I ran the Chicago Marathon in 2002. Prior to that, I had trained multiple times for a marathon and after a few months of training had to stop running due to painful chronic injuries – usually my knees produced a bright white pain just beneath the kneecap, my hips felt a dull burning sensation, and plantar fasciitis was setting into the heels and arches of my feet. I attempted to treat these conditions in isolation without success, until I found something that has proven to be a long-term solution.
Over the past 16 years I’ve been able to keep up with running and avoid chronic injuries altogether, despite my body being prone to injury (as demonstrated prior to 2002). The key for me has been the run/walk method, to which I was introduced through the book from Jeff Galloway. Without going into detail, the method suggests in order to gradually build your way to running longer distances, take walking breaks during your runs. This may slow your pace slightly (but only slightly because you’re still walking briskly while not running), however your cardio system gets virtually ALL the benefit as if you ran continuously.
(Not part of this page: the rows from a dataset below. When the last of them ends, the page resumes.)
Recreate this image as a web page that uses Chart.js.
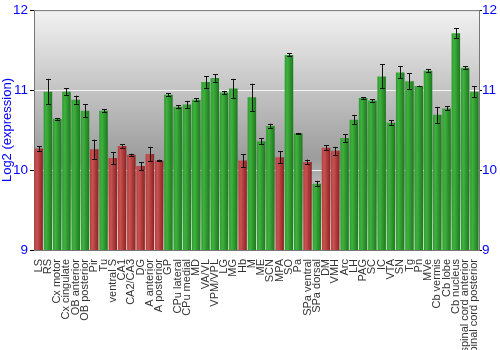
<!DOCTYPE html>
<html>
<head>
<meta charset="utf-8">
<script src="https://cdn.jsdelivr.net/npm/chart.js@4"></script>
<style>
  body { margin: 0; background: #fff; }
  #wrap { width: 500px; height: 350px; }
</style>
</head>
<body>
<div id="wrap"><canvas id="exprChart"></canvas></div>
<script>
const regions = ['LS', 'RS', 'Cx motor', 'Cx cingulate', 'OB anterior', 'OB posterior', 'Pir', 'Tu',
    'ventral S', 'CA1', 'CA2/CA3', 'DG', 'A anterior', 'A posterior', 'GP', 'CPu lateral', 'CPu medial',
    'MD', 'VA/VL', 'VPM/VPL', 'LG', 'MG', 'Hb', 'M', 'ME', 'SCN', 'MPA', 'SO', 'Pa', 'SPa ventral',
    'SPa dorsal', 'DM', 'VMH', 'Arc', 'LH', 'PAG', 'SC', 'IC', 'VTA', 'SN', 'Tg', 'Pn', 'MVe',
    'Cb vermis', 'Cb lobe', 'Cb nucleus', 'spinal cord anterior', 'spinal cord posterior'];

const means = [10.27, 10.98, 10.64, 10.98, 10.88, 10.74, 10.26, 10.74,
    10.15, 10.30, 10.19, 10.05, 10.20, 10.12, 10.94, 10.79, 10.82,
    10.88, 11.10, 11.15, 10.97, 11.02, 10.12, 10.91, 10.36, 10.55, 10.16, 11.44, 10.46, 10.10,
    9.83, 10.28, 10.24, 10.40, 10.63, 10.90, 10.87, 11.17, 10.59, 11.22, 11.11, 11.05, 11.24,
    10.69, 10.77, 11.71, 11.28, 10.98];

const errs = [0.03, 0.16, 0.01, 0.04, 0.05, 0.08, 0.12, 0.02,
    0.075, 0.02, 0.015, 0.05, 0.09, 0.01, 0.02, 0.02, 0.045,
    0.02, 0.075, 0.045, 0.02, 0.12, 0.08, 0.17, 0.04, 0.03, 0.075, 0.02, 0.005, 0.03,
    0.035, 0.03, 0.05, 0.05, 0.06, 0.01, 0.015, 0.15, 0.03, 0.075, 0.1, 0.005, 0.02,
    0.1, 0.025, 0.06, 0.015, 0.07];

// regions drawn in red, all others green
const redRegions = ['LS', 'Pir', 'ventral S', 'CA1', 'CA2/CA3', 'DG', 'A anterior', 'A posterior',
    'Hb', 'MPA', 'SPa ventral', 'DM', 'VMH'];

const yTicks = [9, 10, 11, 12];

const ctx = document.getElementById('exprChart');
const tickFont = { family: "'Liberation Sans', Arial, sans-serif", size: 13.5 };

//horizontal shading across each bar
function barFill(c) {
    const chart = c.chart;
    const xs = chart.scales.x;
    if (!xs || !chart.chartArea) return '#3a3';
    const cx = xs.getPixelForValue(c.dataIndex);
    const w = xs.width / regions.length * 0.92;
    const g = chart.ctx.createLinearGradient(cx - w / 2, 0, cx + w / 2, 0);
    if (redRegions.includes(regions[c.dataIndex])) {
        g.addColorStop(0, '#b83c3c');
        g.addColorStop(0.3, '#c85252');
        g.addColorStop(1, '#8a2222');
    } else {
        g.addColorStop(0, '#2f9a2f');
        g.addColorStop(0.3, '#3fb13f');
        g.addColorStop(1, '#1c781c');
    }
    return g;
}

const bgPlugin = {
    id: 'bg',
    beforeDraw(chart) {
        const { ctx, chartArea: a } = chart;
        const g = ctx.createLinearGradient(0, a.top, 0, a.bottom);
        g.addColorStop(0, '#f2f2f2');
        g.addColorStop(0.62, '#9c9c9c');
        g.addColorStop(1, '#ffffff');
        ctx.save();
        ctx.fillStyle = g;
        ctx.fillRect(a.left, a.top, a.right - a.left, a.bottom - a.top);
        ctx.restore();
    },
    afterDraw(chart) {
        const { ctx, chartArea: a } = chart;
        ctx.save();
        ctx.strokeStyle = '#777';
        ctx.lineWidth = 1;
        ctx.beginPath();
        ctx.moveTo(a.left, a.top + 0.5);
        ctx.lineTo(a.right, a.top + 0.5);
        ctx.stroke();
        ctx.restore();
    }
};

const errorBarPlugin = {
    id: 'errorBars',
    afterDatasetsDraw(chart) {
        const { ctx } = chart;
        const xs = chart.scales.x;
        const ys = chart.scales.y;
        ctx.save();
        ctx.strokeStyle = '#111';
        ctx.lineWidth = 1;
        means.forEach((m, i) => {
            const x = Math.round(xs.getPixelForValue(i)) + 0.5;
            const y1 = ys.getPixelForValue(m - errs[i]);
            const y2 = ys.getPixelForValue(m + errs[i]);
            ctx.beginPath();
            ctx.moveTo(x, y1);
            ctx.lineTo(x, y2);
            ctx.moveTo(x - 2.5, Math.round(y1) + 0.5);
            ctx.lineTo(x + 2.5, Math.round(y1) + 0.5);
            ctx.moveTo(x - 2.5, Math.round(y2) + 0.5);
            ctx.lineTo(x + 2.5, Math.round(y2) + 0.5);
            ctx.stroke();
        });
        ctx.restore();
    }
};

const exprChart = new Chart(ctx, {
    type: 'bar',
    data: {
        labels: regions,
        datasets: [{
            label: 'Log2 (expression)',
            data: means,
            backgroundColor: barFill,
            borderWidth: 0,
            barPercentage: 0.92,
            categoryPercentage: 1.0
        }]
    },
    options: {
        responsive: true,
        maintainAspectRatio: false,
        animation: false,
        layout: { padding: { top: 9, bottom: 0, left: 0, right: 0 } },
        plugins: {
            legend: { display: false },
            tooltip: { enabled: false }
        },
        scales: {
            x: {
                grid: { display: false },
                border: { color: '#777' },
                ticks: {
                    autoSkip: false,
                    minRotation: 90,
                    maxRotation: 90,
                    padding: 1,
                    color: '#333',
                    font: { family: "'Liberation Sans', Arial, sans-serif", size: 11 }
                },
                afterFit: s => { s.height = 100; s.paddingLeft = 0; s.paddingRight = 0; }
            },
            y: {
                min: 9,
                max: 12,
                afterBuildTicks: s => { s.ticks = yTicks.map(v => ({ value: v })); },
                grid: {
                    color: c => (c.tick.value === 9 || c.tick.value === 12) ? 'rgba(0,0,0,0)' : 'rgba(255,255,255,0.85)',
                    tickColor: '#000',
                    tickLength: 4
                },
                border: { color: '#777' },
                ticks: {
                    color: '#0000ff',
                    padding: 2,
                    font: tickFont
                },
                title: {
                    display: true,
                    text: 'Log2 (expression)',
                    color: '#0000ff',
                    padding: 0,
                    font: { family: "'Liberation Sans', Arial, sans-serif", size: 13 }
                },
                afterFit: s => { s.width = 34; }
            },
            y2: {
                position: 'right',
                min: 9,
                max: 12,
                afterBuildTicks: s => { s.ticks = yTicks.map(v => ({ value: v })); },
                grid: { drawOnChartArea: false, tickColor: '#000', tickLength: 3 },
                border: { color: '#777' },
                ticks: {
                    color: '#0000ff',
                    padding: 0,
                    font: tickFont
                },
                afterFit: s => { s.width = 21; }
            }
        }
    },
    plugins: [bgPlugin, errorBarPlugin]
});
</script>
</body>
</html>
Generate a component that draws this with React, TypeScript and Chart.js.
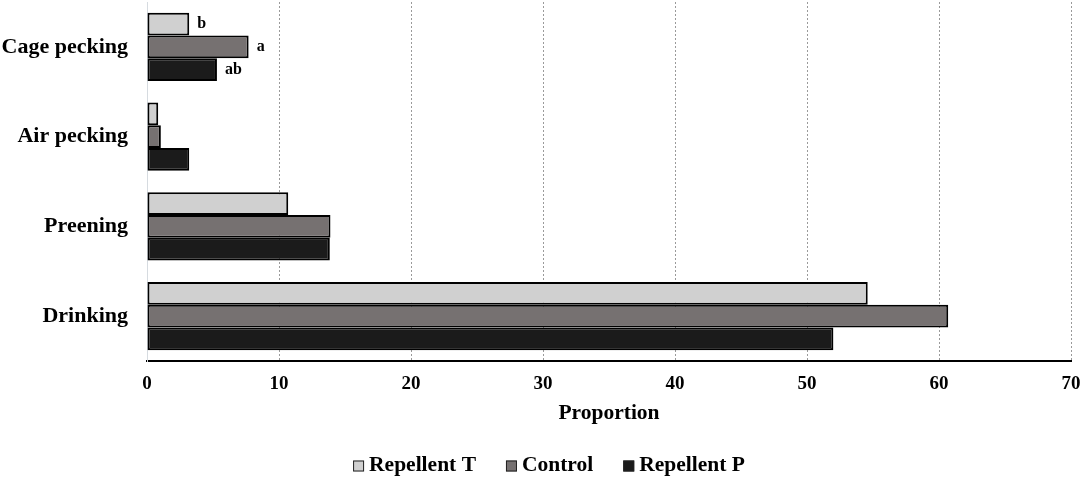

More importantly, during those walking breaks your musculo-skeletal system gets a break because you’re using very different muscles and tendons to walk instead of run. The parts that were under stress while running are relaxed while walking. It’s like you stretch them taut as a rubber band while running, and then walking releases the strain.
After practicing with this for a few weeks, I settled on a cadence of 7/1: run for 7 minutes followed by walk for 1 minute, then repeat. Since adopting this practice, I have never suffered a chronic running injury and I’ve been able to stay out on the trails. Amazing!
After 2002, I continued with semi-long distance running, doing several team events like the Flaming Foliage Relay and Ragnar Relays. I’ve never had goals around speed or personal records or competitive running, I just enjoyed being outside and wanted to keep doing it. That meant avoiding injury, so this run/walk mentality was perfect for me. In 2015 I completed the Dirty 30 and Imogene Pass runs, two iconic long-distance trail runs in Colorado. You can still find me out on the trails today several times each week, especially now that I’ve discovered Zero Drop shoes!
I am immeasurably grateful to whomever it was that introduced me to the Galloway book (can’t remember who it was, only that I got my hands on this in grad school). However this got into my radar, it has made an immense positive impact on my long-term quality of life.